You must follow the issue template and provide as much information as possible. otherwise, this issue will be closed.
请按照 issue 模板要求填写信息。如果没有按照 issue 模板填写,将会忽略并关闭这个 issue

Check List

Thanks for considering to open an issue. Before you submit your issue, please confirm these boxes are checked.
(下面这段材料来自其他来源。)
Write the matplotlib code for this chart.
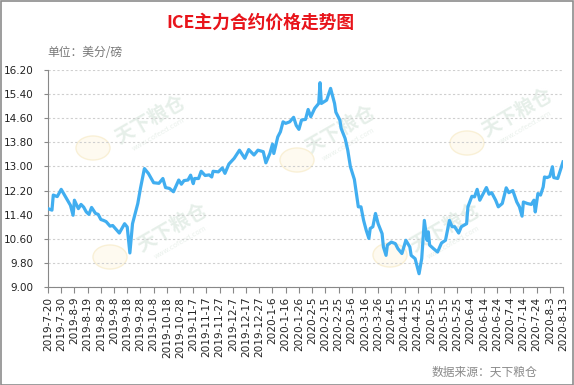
import matplotlib
matplotlib.use("Agg")
import matplotlib.pyplot as plt
from matplotlib.patches import Rectangle, Ellipse
import pandas as pd

plt.rcParams['font.family'] = ['DejaVu Sans', 'Noto Sans CJK SC']

dates = [
    "2019-07-20", "2019-07-23", "2019-07-24", "2019-07-27", "2019-07-30", "2019-08-03", "2019-08-06",
    "2019-08-08", "2019-08-09", "2019-08-12", "2019-08-14", "2019-08-16", "2019-08-18", "2019-08-20",
    "2019-08-22", "2019-08-25", "2019-08-27", "2019-08-29", "2019-08-31", "2019-09-02", "2019-09-05",
    "2019-09-07", "2019-09-09", "2019-09-12", "2019-09-16", "2019-09-18", "2019-09-20", "2019-09-22",
    "2019-09-25", "2019-09-26", "2019-09-28", "2019-10-01", "2019-10-04", "2019-10-08", "2019-10-12",
    "2019-10-15", "2019-10-17", "2019-10-20", "2019-10-23", "2019-10-27", "2019-10-29", "2019-10-31",
    "2019-11-03", "2019-11-05", "2019-11-07", "2019-11-08", "2019-11-11", "2019-11-13", "2019-11-16",
    "2019-11-19", "2019-11-21", "2019-11-22", "2019-11-26", "2019-11-29", "2019-12-01", "2019-12-04",
    "2019-12-08", "2019-12-12", "2019-12-16", "2019-12-19", "2019-12-23", "2019-12-26", "2019-12-30",
    "2020-01-01", "2020-01-04", "2020-01-06", "2020-01-07", "2020-01-10", "2020-01-12", "2020-01-14",
    "2020-01-16", "2020-01-19", "2020-01-22", "2020-01-24", "2020-01-26", "2020-01-28", "2020-01-31",
    "2020-02-02", "2020-02-04", "2020-02-07", "2020-02-10", "2020-02-11", "2020-02-12", "2020-02-16",
    "2020-02-19", "2020-02-22", "2020-02-23", "2020-02-26", "2020-02-27", "2020-03-01", "2020-03-03",
    "2020-03-05", "2020-03-07", "2020-03-08", "2020-03-11", "2020-03-13", "2020-03-15", "2020-03-17",
    "2020-03-19", "2020-03-20", "2020-03-22", "2020-03-24", "2020-03-26", "2020-03-29", "2020-03-30",
    "2020-04-01", "2020-04-02", "2020-04-05", "2020-04-08", "2020-04-10", "2020-04-13", "2020-04-16",
    "2020-04-19", "2020-04-20", "2020-04-23", "2020-04-26", "2020-04-28", "2020-04-30", "2020-05-02",
    "2020-05-03", "2020-05-04", "2020-05-07", "2020-05-10", "2020-05-13", "2020-05-16", "2020-05-19",
    "2020-05-21", "2020-05-23", "2020-05-26", "2020-05-28", "2020-06-01", "2020-06-02", "2020-06-05",
    "2020-06-07", "2020-06-09", "2020-06-11", "2020-06-14", "2020-06-16", "2020-06-18", "2020-06-20",
    "2020-06-23", "2020-06-25", "2020-06-28", "2020-07-01", "2020-07-03", "2020-07-06", "2020-07-09",
    "2020-07-11", "2020-07-13", "2020-07-14", "2020-07-17", "2020-07-20", "2020-07-22", "2020-07-23",
    "2020-07-25", "2020-07-27", "2020-07-29", "2020-07-30", "2020-08-01", "2020-08-03", "2020-08-05",
    "2020-08-06", "2020-08-09", "2020-08-11", "2020-08-13",
]
prices = [
    11.60, 11.55, 12.05, 12.00, 12.24, 11.94, 11.71,
    11.38, 11.88, 11.60, 11.74, 11.65, 11.49, 11.41,
    11.64, 11.44, 11.41, 11.24, 11.21, 11.17, 11.02,
    11.04, 10.94, 10.79, 11.10, 10.99, 10.13, 11.10,
    11.60, 11.77, 12.27, 12.93, 12.77, 12.46, 12.44,
    12.60, 12.30, 12.27, 12.16, 12.55, 12.41, 12.53,
    12.55, 12.71, 12.43, 12.60, 12.60, 12.84, 12.70,
    12.72, 12.65, 12.84, 12.82, 12.95, 12.77, 13.08,
    13.27, 13.54, 13.27, 13.56, 13.38, 13.54, 13.49,
    13.12, 13.43, 13.74, 13.43, 13.98, 14.15, 14.48,
    14.43, 14.48, 14.63, 14.36, 14.23, 14.54, 14.56,
    14.89, 14.65, 14.93, 15.09, 15.78, 15.09, 15.20,
    15.59, 15.09, 14.80, 14.54, 14.26, 13.93, 13.54,
    12.99, 12.71, 12.57, 11.66, 11.66, 11.21, 10.88,
    10.61, 10.94, 11.00, 11.44, 11.10, 10.77, 10.33,
    10.05, 10.39, 10.49, 10.44, 10.27, 10.11, 10.55,
    10.33, 10.05, 9.94, 9.44, 9.94, 11.21, 10.55,
    10.83, 10.39, 10.27, 10.16, 10.46, 10.55, 11.21,
    11.00, 11.00, 10.79, 11.00, 11.10, 11.66, 12.01,
    11.99, 12.24, 11.88, 12.13, 12.30, 12.08, 12.13,
    11.88, 11.66, 11.77, 12.29, 12.13, 12.20, 11.82,
    11.66, 11.35, 11.82, 11.77, 11.74, 11.88, 11.49,
    12.10, 12.05, 12.32, 12.65, 12.63, 12.67, 12.99,
    12.63, 12.60, 12.88, 13.15,
]
tick_labels = [
    "2019-7-20", "2019-7-30", "2019-8-9", "2019-8-19", "2019-8-29", "2019-9-8", "2019-9-18",
    "2019-9-28", "2019-10-8", "2019-10-18", "2019-10-28", "2019-11-7", "2019-11-17", "2019-11-27",
    "2019-12-7", "2019-12-17", "2019-12-27", "2020-1-6", "2020-1-16", "2020-1-26", "2020-2-5",
    "2020-2-15", "2020-2-25", "2020-3-6", "2020-3-16", "2020-3-26", "2020-4-5", "2020-4-15",
    "2020-4-25", "2020-5-5", "2020-5-15", "2020-5-25", "2020-6-4", "2020-6-14", "2020-6-24",
    "2020-7-4", "2020-7-14", "2020-7-24", "2020-8-3", "2020-8-13",
]
y_ticks = [9.00, 9.80, 10.60, 11.40, 12.20, 13.00, 13.80, 14.60, 15.40, 16.20]

title = "ICE主力合约价格走势图"
unit_text = "单位：美分/磅"
source_text = "数据来源：天下粮仓"
watermark_text = "天下粮仓"

W, H = 574, 385
fig = plt.figure(figsize=(W / 100, H / 100), dpi=100)
fig.patch.set_facecolor("white")

def fx(px):
    return px / W

def fy(py):
    return 1 - py / H

ax = fig.add_axes([fx(48), fy(287), fx(563) - fx(48), fy(70) - fy(287)])
ax.set_facecolor("none")

# watermarks (very faint), drawn beneath the line
cjk = ['Noto Sans CJK SC', 'DejaVu Sans']
for (tx, ty), (lx, ly) in [((150, 120), (93, 148)), ((172, 228), (110, 257)),
                           ((340, 130), (297, 160)), ((445, 228), (390, 255)),
                           ((517, 113), (467, 143))]:
    ax.text(fx(tx), fy(ty), watermark_text, rotation=30, ha="center", va="center",
            fontsize=14, fontweight="bold", color="#e6efe9", family=cjk, zorder=0.5,
            transform=fig.transFigure, clip_on=False)
    ax.text(fx(tx + 8), fy(ty + 14), "www.cofeed.com", rotation=30, ha="center", va="center",
            fontsize=5, color="#eaf1ec", zorder=0.5, transform=fig.transFigure, clip_on=False)
    ax.add_patch(Ellipse((fx(lx), fy(ly)), fx(34), 24 / H, angle=0,
                         transform=fig.transFigure, facecolor="#fefaf0",
                         edgecolor="#f9f0d6", lw=1.0, zorder=0.5, clip_on=False))

x = pd.to_datetime(dates)
ax.plot(x, prices, color="#41AEF0", lw=2.3, solid_joinstyle="round", zorder=3)

tick_dates = pd.date_range("2019-07-20", periods=len(tick_labels), freq="10D")
ax.set_xlim(tick_dates[0], tick_dates[-1])
ax.set_xticks(tick_dates)
ax.set_xticklabels(tick_labels, rotation=90, fontsize=7.6, color="#222222", va="top", ha="center")
ax.set_ylim(9.0, 16.2)
ax.set_yticks(y_ticks)
ax.set_yticklabels([f"{v:.2f}" for v in y_ticks], fontsize=7.5, color="#222222")

ax.yaxis.grid(True, linestyle=(0, (2, 2)), color="#cfcfcf", lw=0.8, zorder=0.2)
ax.set_axisbelow(True)
for s in ["top", "right"]:
    ax.spines[s].set_visible(False)
for s in ["left", "bottom"]:
    ax.spines[s].set_color("#888888")
    ax.spines[s].set_linewidth(0.8)
ax.tick_params(axis="y", length=3, width=0.8, color="#888888", pad=7.5)
ax.tick_params(axis="x", length=4, width=0.8, color="#888888", pad=3)

fig.text(fx(260), fy(23), title, ha="center", va="center", fontsize=12.8,
         fontweight="bold", color="#E8141B", family=cjk)
fig.text(fx(47), fy(53), unit_text, ha="left", va="center", fontsize=8.5,
         color="#777777", family=cjk)
fig.text(fx(537), fy(372), source_text, ha="right", va="center", fontsize=8.5,
         color="#8a8a8a", family=cjk, style="italic")

fig.patches.append(Rectangle((0.5 / W, 0.5 / H), 1 - 1.5 / W, 1 - 1.5 / H,
                             transform=fig.transFigure, fill=False,
                             edgecolor="#8c8c8c", lw=1.2, zorder=10))

fig.savefig("out.png", dpi=100)
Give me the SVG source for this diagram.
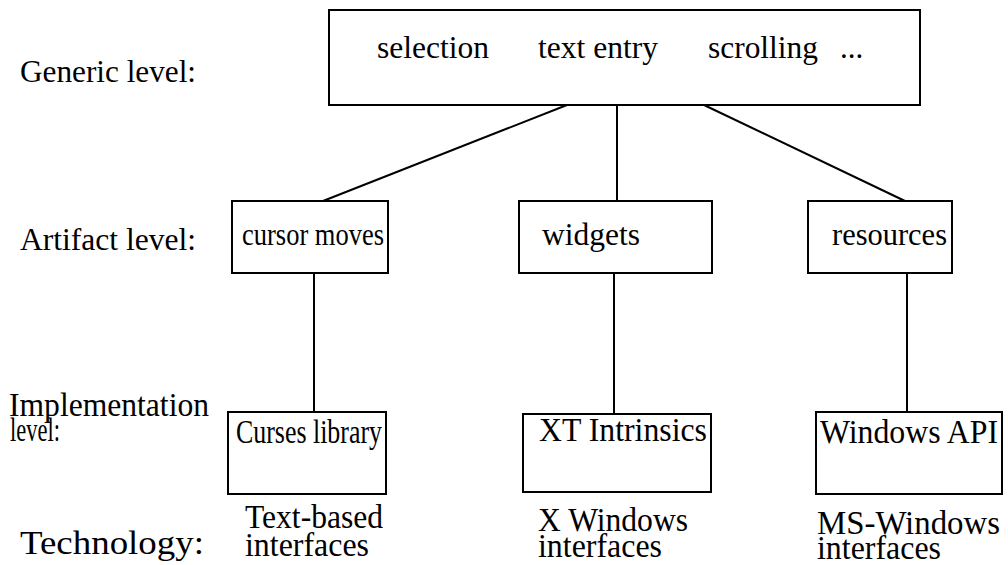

You can post pictures, but if specific text or code is required to reproduce the issue, please provide the text in a plain text format for easy copy/paste.

Environment

  • OS [e.g. Mac OS, Linux]:
  • Python Version:
  • requirements.txt:
[Paste requirements.txt file here]

Question

请教一下:bert的run_classify.py input的向量是[batch_size, hidden_size]
image
而kashgari的bilstm model的input向量想[batch_size, seq_len, hidden_size * 4]
image
有两个问题:1、为什么跟bert的run_classify差距比较大 2、为啥取的是最后4层? 3、分类不应该直接取最后一层的cls向量去作为input向量么
[A clear and concise description of what you want to know.]

根据 Bert 论文 倒数第二段最后一句话,我们选择了最后四个层的输出合并起来作为后续层的输入。

For the feature-based approach, we concatenate the last 4 layers of BERT as the features, which was shown to be the best approach in Section 5.3.

哦哦,明白了。不过为啥bert用来分类的只取了最后一层的CSL向量接一个全连接,跟论文上说的还不一样

stale commented

This issue has been automatically marked as stale because it has not had recent activity. It will be closed if no further activity occurs. Thank you for your contributions.